[Exercise prompt]: All of the material should be reproduced exactly, with pictures left out.

____________

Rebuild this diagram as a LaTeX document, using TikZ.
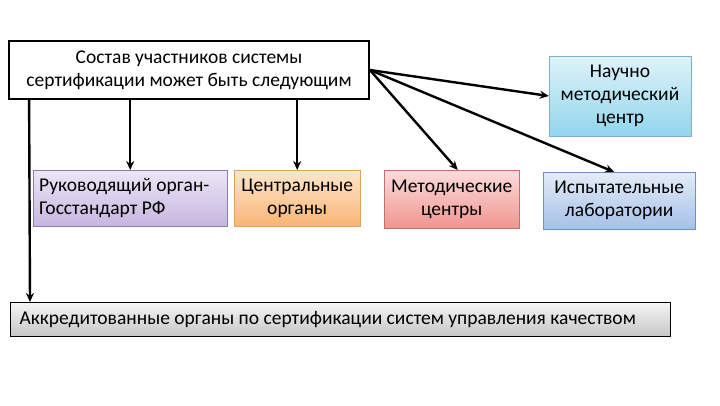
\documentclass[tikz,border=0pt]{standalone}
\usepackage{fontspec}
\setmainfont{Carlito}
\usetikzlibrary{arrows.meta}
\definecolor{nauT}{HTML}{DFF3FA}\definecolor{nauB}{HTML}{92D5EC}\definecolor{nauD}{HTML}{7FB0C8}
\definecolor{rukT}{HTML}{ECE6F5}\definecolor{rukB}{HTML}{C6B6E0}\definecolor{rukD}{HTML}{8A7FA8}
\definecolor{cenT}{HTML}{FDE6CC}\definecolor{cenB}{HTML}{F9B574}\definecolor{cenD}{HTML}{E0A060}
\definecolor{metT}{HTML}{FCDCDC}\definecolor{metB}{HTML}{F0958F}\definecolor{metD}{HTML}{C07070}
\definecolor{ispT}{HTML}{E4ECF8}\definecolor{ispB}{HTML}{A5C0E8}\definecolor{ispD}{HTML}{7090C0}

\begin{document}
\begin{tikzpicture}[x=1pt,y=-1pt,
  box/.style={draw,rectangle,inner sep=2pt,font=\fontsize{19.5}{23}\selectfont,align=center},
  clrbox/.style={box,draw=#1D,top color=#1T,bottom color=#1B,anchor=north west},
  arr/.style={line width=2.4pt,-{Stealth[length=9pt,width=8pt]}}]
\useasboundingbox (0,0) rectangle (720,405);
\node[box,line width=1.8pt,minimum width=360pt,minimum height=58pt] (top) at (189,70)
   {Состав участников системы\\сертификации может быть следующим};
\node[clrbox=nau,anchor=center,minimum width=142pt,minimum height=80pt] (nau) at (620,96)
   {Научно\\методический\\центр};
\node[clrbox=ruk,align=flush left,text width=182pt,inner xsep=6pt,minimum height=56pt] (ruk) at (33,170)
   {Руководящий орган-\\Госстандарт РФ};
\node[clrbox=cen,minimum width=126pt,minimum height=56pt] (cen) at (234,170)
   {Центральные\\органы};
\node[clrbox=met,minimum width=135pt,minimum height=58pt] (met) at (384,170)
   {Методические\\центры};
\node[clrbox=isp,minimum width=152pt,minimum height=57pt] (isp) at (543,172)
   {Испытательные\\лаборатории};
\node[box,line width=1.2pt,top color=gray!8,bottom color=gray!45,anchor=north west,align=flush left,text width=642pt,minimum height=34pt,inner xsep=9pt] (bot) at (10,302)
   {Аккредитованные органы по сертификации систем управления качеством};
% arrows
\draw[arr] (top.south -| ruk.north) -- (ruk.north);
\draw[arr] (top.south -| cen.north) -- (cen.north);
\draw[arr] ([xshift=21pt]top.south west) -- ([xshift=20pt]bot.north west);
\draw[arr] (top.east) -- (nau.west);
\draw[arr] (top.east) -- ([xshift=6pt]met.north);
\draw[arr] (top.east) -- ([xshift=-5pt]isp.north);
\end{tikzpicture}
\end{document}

____________

[Exercise output]:
Rebuild this diagram as a LaTeX document, using TikZ.
\documentclass[tikz,border=0pt]{standalone}
\usepackage{fontspec}
\setmainfont{Carlito}
\usetikzlibrary{arrows.meta}
\definecolor{nauT}{HTML}{DFF3FA}\definecolor{nauB}{HTML}{92D5EC}\definecolor{nauD}{HTML}{7FB0C8}
\definecolor{rukT}{HTML}{ECE6F5}\definecolor{rukB}{HTML}{C6B6E0}\definecolor{rukD}{HTML}{8A7FA8}
\definecolor{cenT}{HTML}{FDE6CC}\definecolor{cenB}{HTML}{F9B574}\definecolor{cenD}{HTML}{E0A060}
\definecolor{metT}{HTML}{FCDCDC}\definecolor{metB}{HTML}{F0958F}\definecolor{metD}{HTML}{C07070}
\definecolor{ispT}{HTML}{E4ECF8}\definecolor{ispB}{HTML}{A5C0E8}\definecolor{ispD}{HTML}{7090C0}

\begin{document}
\begin{tikzpicture}[x=1pt,y=-1pt,
  box/.style={draw,rectangle,inner sep=2pt,font=\fontsize{19.5}{23}\selectfont,align=center},
  clrbox/.style={box,draw=#1D,top color=#1T,bottom color=#1B,anchor=north west},
  arr/.style={line width=2.4pt,-{Stealth[length=9pt,width=8pt]}}]
\useasboundingbox (0,0) rectangle (720,405);
\node[box,line width=1.8pt,minimum width=360pt,minimum height=58pt] (top) at (189,70)
   {Состав участников системы\\сертификации может быть следующим};
\node[clrbox=nau,anchor=center,minimum width=142pt,minimum height=80pt] (nau) at (620,96)
   {Научно\\методический\\центр};
\node[clrbox=ruk,align=flush left,text width=182pt,inner xsep=6pt,minimum height=56pt] (ruk) at (33,170)
   {Руководящий орган-\\Госстандарт РФ};
\node[clrbox=cen,minimum width=126pt,minimum height=56pt] (cen) at (234,170)
   {Центральные\\органы};
\node[clrbox=met,minimum width=135pt,minimum height=58pt] (met) at (384,170)
   {Методические\\центры};
\node[clrbox=isp,minimum width=152pt,minimum height=57pt] (isp) at (543,172)
   {Испытательные\\лаборатории};
\node[box,line width=1.2pt,top color=gray!8,bottom color=gray!45,anchor=north west,align=flush left,text width=642pt,minimum height=34pt,inner xsep=9pt] (bot) at (10,302)
   {Аккредитованные органы по сертификации систем управления качеством};
% arrows
\draw[arr] (top.south -| ruk.north) -- (ruk.north);
\draw[arr] (top.south -| cen.north) -- (cen.north);
\draw[arr] ([xshift=21pt]top.south west) -- ([xshift=20pt]bot.north west);
\draw[arr] (top.east) -- (nau.west);
\draw[arr] (top.east) -- ([xshift=6pt]met.north);
\draw[arr] (top.east) -- ([xshift=-5pt]isp.north);
\end{tikzpicture}
\end{document}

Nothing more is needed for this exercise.